= YOUR INSTRUCTIONS =
Output the material word for word. Leave each picture out.

Figure scripts:
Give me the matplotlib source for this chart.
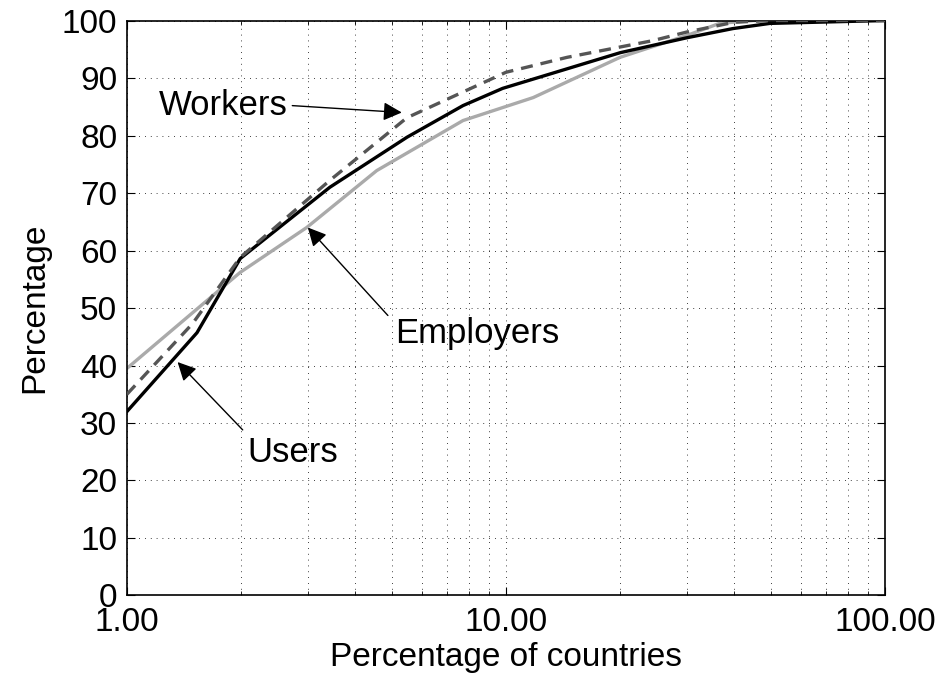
import matplotlib
matplotlib.use("Agg")
import matplotlib.pyplot as plt
from matplotlib.ticker import FixedLocator, FormatStrFormatter, LogLocator, NullFormatter

plt.rcParams['font.family'] = ['Liberation Sans', 'DejaVu Sans']

# cumulative share vs. share of countries (log x)
users_x = [1.0, 1.53, 1.99, 3.43, 5.48, 7.7, 9.8, 20.0, 30.0, 39.7, 49.7, 100.0]
users_y = [32.0, 45.7, 58.6, 71.0, 79.7, 85.2, 88.2, 94.4, 97.0, 98.6, 99.5, 100.0]

workers_x = [1.0, 1.49, 1.99, 3.43, 5.48, 10.0, 14.5, 24.4, 30.0, 40.0, 50.0, 100.0]
workers_y = [35.0, 47.3, 58.8, 72.2, 83.1, 91.0, 93.6, 96.5, 98.0, 99.7, 100.0, 100.0]

employers_x = [1.0, 1.84, 1.99, 2.98, 4.56, 7.7, 11.8, 20.0, 30.0, 36.6, 45.0, 100.0]
employers_y = [39.5, 54.3, 56.2, 64.0, 73.9, 82.6, 86.6, 93.6, 97.4, 99.5, 100.0, 100.0]

xticks = [1, 10, 100]
yticks = list(range(0, 101, 10))

fig = plt.figure(figsize=(9.44, 6.84), dpi=100)
ax = fig.add_axes([0.1345, 0.1294, 0.8030, 0.8406])

ax.plot(users_x, users_y, color='black', lw=2.4, zorder=3)
ax.plot(workers_x, workers_y, color='#555555', lw=2.4, dashes=(3.6, 2.4), zorder=4)
ax.plot(employers_x, employers_y, color='#aaaaaa', lw=2.4, zorder=2)

ax.set_xscale('log')
ax.set_xlim(1, 100)
ax.set_ylim(0, 100)
ax.xaxis.set_major_locator(FixedLocator(xticks))
ax.xaxis.set_major_formatter(FormatStrFormatter('%.2f'))
ax.xaxis.set_minor_locator(LogLocator(base=10, subs=range(2, 10)))
ax.xaxis.set_minor_formatter(NullFormatter())
ax.yaxis.set_major_locator(FixedLocator(yticks))

ax.grid(True, which='both', axis='x', color='black', lw=0.6, dashes=(1, 6))
ax.grid(True, which='major', axis='y', color='black', lw=0.6, dashes=(1, 6))

ax.tick_params(which='both', direction='in', top=True, right=True, labelsize=24)
ax.tick_params(which='major', length=6, width=0.8)
ax.tick_params(which='minor', length=3, width=0.6)
ax.tick_params(axis='x', pad=8)
ax.tick_params(axis='y', pad=7)
for s in ax.spines.values():
    s.set_linewidth(1.2)

ax.set_xlabel('Percentage of countries', fontsize=24, labelpad=3)
ax.set_ylabel('Percentage', fontsize=24, labelpad=8)

arrow = dict(arrowstyle='-|>', color='black', lw=1.0, mutation_scale=28,
             shrinkA=0, shrinkB=0)

ax.text(1.8, 85.3, 'Workers', fontsize=25, ha='center', va='center')
ax.annotate('', xy=(5.31, 84.0), xytext=(2.73, 85.2), arrowprops=arrow)

ax.text(8.4, 45.6, 'Employers', fontsize=25, ha='center', va='center')
ax.annotate('', xy=(3.0, 64.0), xytext=(4.88, 48.7), arrowprops=arrow)

ax.text(2.73, 24.8, 'Users', fontsize=25, ha='center', va='center')
ax.annotate('', xy=(1.36, 40.6), xytext=(2.02, 28.8), arrowprops=arrow)

fig.savefig('out.png', dpi=100)
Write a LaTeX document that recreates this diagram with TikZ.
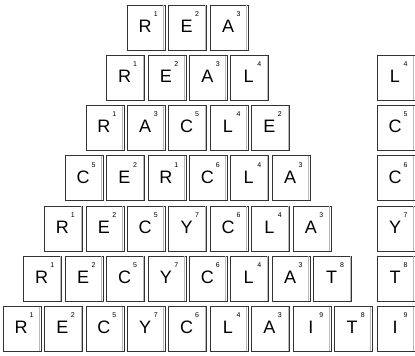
\documentclass[tikz,border=0pt]{standalone}
\usepackage{fontspec}
\setmainfont{Liberation Sans}
\tikzset{
  tilebox/.style={draw=black!80, line width=0.6pt, fill=white, minimum width=38pt,
    minimum height=45pt, inner sep=0pt, outer sep=0pt, anchor=north west},
  tileletter/.style={font=\fontsize{18}{18}\selectfont, inner sep=0pt, anchor=base},
  tilenum/.style={font=\fontsize{7}{7}\selectfont, inner sep=0pt, anchor=base},
  tileshade/.style={draw=gray!55, line width=0.5pt}
}
\newcommand{\mytile}[5]{%
  \node[tilebox] (#1) at (#2,#3) {};
  \draw[tileshade] ([xshift=-1.6pt,yshift=-0.3pt]#1.north east) -- ([xshift=-1.6pt,yshift=0.3pt]#1.south east);
  \node[tileletter] (#1l) at ([xshift=18pt,yshift=-27.5pt]#1.north west) {#4};
  \node[tilenum] (#1n) at ([xshift=28.5pt,yshift=-11.5pt]#1.north west) {#5};
}
\begin{document}
\begin{tikzpicture}[x=1pt,y=-1pt]
\useasboundingbox (0,0) rectangle (415,356);
\foreach \r/\lst in {1/{R/1,E/2,A/3},
                     2/{R/1,E/2,A/3,L/4},
                     3/{R/1,A/3,C/5,L/4,E/2},
                     4/{C/5,E/2,R/1,C/6,L/4,A/3},
                     5/{R/1,E/2,C/5,Y/7,C/6,L/4,A/3},
                     6/{R/1,E/2,C/5,Y/7,C/6,L/4,A/3,T/8},
                     7/{R/1,E/2,C/5,Y/7,C/6,L/4,A/3,I/9,T/8}}{
  \foreach \L/\n [count=\i] in \lst {
    \pgfmathsetmacro\xx{3+(7-\r)*20.7+(\i-1)*41.4}
    \pgfmathsetmacro\yy{5+(\r-1)*50.2}
    \mytile{t\r-\i}{\xx}{\yy}{\L}{\n}
  }
}
\foreach \r/\L/\n in {2/L/4,3/C/5,4/C/6,5/Y/7,6/T/8,7/I/9}{
  \pgfmathsetmacro\yy{5+(\r-1)*50.2}
  \mytile{s\r}{377}{\yy}{\L}{\n}
}
\end{tikzpicture}
\end{document}
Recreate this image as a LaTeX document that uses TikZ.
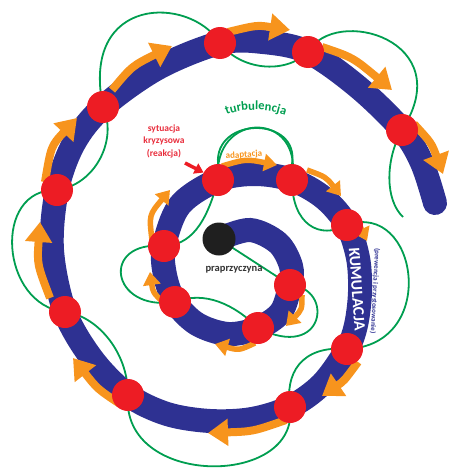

= RESULT OF THIS EXERCISE =
Give me the matplotlib source for this chart.
import matplotlib
matplotlib.use("Agg")
import matplotlib.pyplot as plt
from matplotlib.ticker import FixedLocator, FormatStrFormatter, LogLocator, NullFormatter

plt.rcParams['font.family'] = ['Liberation Sans', 'DejaVu Sans']

# cumulative share vs. share of countries (log x)
users_x = [1.0, 1.53, 1.99, 3.43, 5.48, 7.7, 9.8, 20.0, 30.0, 39.7, 49.7, 100.0]
users_y = [32.0, 45.7, 58.6, 71.0, 79.7, 85.2, 88.2, 94.4, 97.0, 98.6, 99.5, 100.0]

workers_x = [1.0, 1.49, 1.99, 3.43, 5.48, 10.0, 14.5, 24.4, 30.0, 40.0, 50.0, 100.0]
workers_y = [35.0, 47.3, 58.8, 72.2, 83.1, 91.0, 93.6, 96.5, 98.0, 99.7, 100.0, 100.0]

employers_x = [1.0, 1.84, 1.99, 2.98, 4.56, 7.7, 11.8, 20.0, 30.0, 36.6, 45.0, 100.0]
employers_y = [39.5, 54.3, 56.2, 64.0, 73.9, 82.6, 86.6, 93.6, 97.4, 99.5, 100.0, 100.0]

xticks = [1, 10, 100]
yticks = list(range(0, 101, 10))

fig = plt.figure(figsize=(9.44, 6.84), dpi=100)
ax = fig.add_axes([0.1345, 0.1294, 0.8030, 0.8406])

ax.plot(users_x, users_y, color='black', lw=2.4, zorder=3)
ax.plot(workers_x, workers_y, color='#555555', lw=2.4, dashes=(3.6, 2.4), zorder=4)
ax.plot(employers_x, employers_y, color='#aaaaaa', lw=2.4, zorder=2)

ax.set_xscale('log')
ax.set_xlim(1, 100)
ax.set_ylim(0, 100)
ax.xaxis.set_major_locator(FixedLocator(xticks))
ax.xaxis.set_major_formatter(FormatStrFormatter('%.2f'))
ax.xaxis.set_minor_locator(LogLocator(base=10, subs=range(2, 10)))
ax.xaxis.set_minor_formatter(NullFormatter())
ax.yaxis.set_major_locator(FixedLocator(yticks))

ax.grid(True, which='both', axis='x', color='black', lw=0.6, dashes=(1, 6))
ax.grid(True, which='major', axis='y', color='black', lw=0.6, dashes=(1, 6))

ax.tick_params(which='both', direction='in', top=True, right=True, labelsize=24)
ax.tick_params(which='major', length=6, width=0.8)
ax.tick_params(which='minor', length=3, width=0.6)
ax.tick_params(axis='x', pad=8)
ax.tick_params(axis='y', pad=7)
for s in ax.spines.values():
    s.set_linewidth(1.2)

ax.set_xlabel('Percentage of countries', fontsize=24, labelpad=3)
ax.set_ylabel('Percentage', fontsize=24, labelpad=8)

arrow = dict(arrowstyle='-|>', color='black', lw=1.0, mutation_scale=28,
             shrinkA=0, shrinkB=0)

ax.text(1.8, 85.3, 'Workers', fontsize=25, ha='center', va='center')
ax.annotate('', xy=(5.31, 84.0), xytext=(2.73, 85.2), arrowprops=arrow)

ax.text(8.4, 45.6, 'Employers', fontsize=25, ha='center', va='center')
ax.annotate('', xy=(3.0, 64.0), xytext=(4.88, 48.7), arrowprops=arrow)

ax.text(2.73, 24.8, 'Users', fontsize=25, ha='center', va='center')
ax.annotate('', xy=(1.36, 40.6), xytext=(2.02, 28.8), arrowprops=arrow)

fig.savefig('out.png', dpi=100)
Write a LaTeX document that recreates this diagram with TikZ.
\documentclass[tikz,border=0pt]{standalone}
\usepackage{fontspec}
\setmainfont{Liberation Sans}
\tikzset{
  tilebox/.style={draw=black!80, line width=0.6pt, fill=white, minimum width=38pt,
    minimum height=45pt, inner sep=0pt, outer sep=0pt, anchor=north west},
  tileletter/.style={font=\fontsize{18}{18}\selectfont, inner sep=0pt, anchor=base},
  tilenum/.style={font=\fontsize{7}{7}\selectfont, inner sep=0pt, anchor=base},
  tileshade/.style={draw=gray!55, line width=0.5pt}
}
\newcommand{\mytile}[5]{%
  \node[tilebox] (#1) at (#2,#3) {};
  \draw[tileshade] ([xshift=-1.6pt,yshift=-0.3pt]#1.north east) -- ([xshift=-1.6pt,yshift=0.3pt]#1.south east);
  \node[tileletter] (#1l) at ([xshift=18pt,yshift=-27.5pt]#1.north west) {#4};
  \node[tilenum] (#1n) at ([xshift=28.5pt,yshift=-11.5pt]#1.north west) {#5};
}
\begin{document}
\begin{tikzpicture}[x=1pt,y=-1pt]
\useasboundingbox (0,0) rectangle (415,356);
\foreach \r/\lst in {1/{R/1,E/2,A/3},
                     2/{R/1,E/2,A/3,L/4},
                     3/{R/1,A/3,C/5,L/4,E/2},
                     4/{C/5,E/2,R/1,C/6,L/4,A/3},
                     5/{R/1,E/2,C/5,Y/7,C/6,L/4,A/3},
                     6/{R/1,E/2,C/5,Y/7,C/6,L/4,A/3,T/8},
                     7/{R/1,E/2,C/5,Y/7,C/6,L/4,A/3,I/9,T/8}}{
  \foreach \L/\n [count=\i] in \lst {
    \pgfmathsetmacro\xx{3+(7-\r)*20.7+(\i-1)*41.4}
    \pgfmathsetmacro\yy{5+(\r-1)*50.2}
    \mytile{t\r-\i}{\xx}{\yy}{\L}{\n}
  }
}
\foreach \r/\L/\n in {2/L/4,3/C/5,4/C/6,5/Y/7,6/T/8,7/I/9}{
  \pgfmathsetmacro\yy{5+(\r-1)*50.2}
  \mytile{s\r}{377}{\yy}{\L}{\n}
}
\end{tikzpicture}
\end{document}
Recreate this image as a LaTeX document that uses TikZ.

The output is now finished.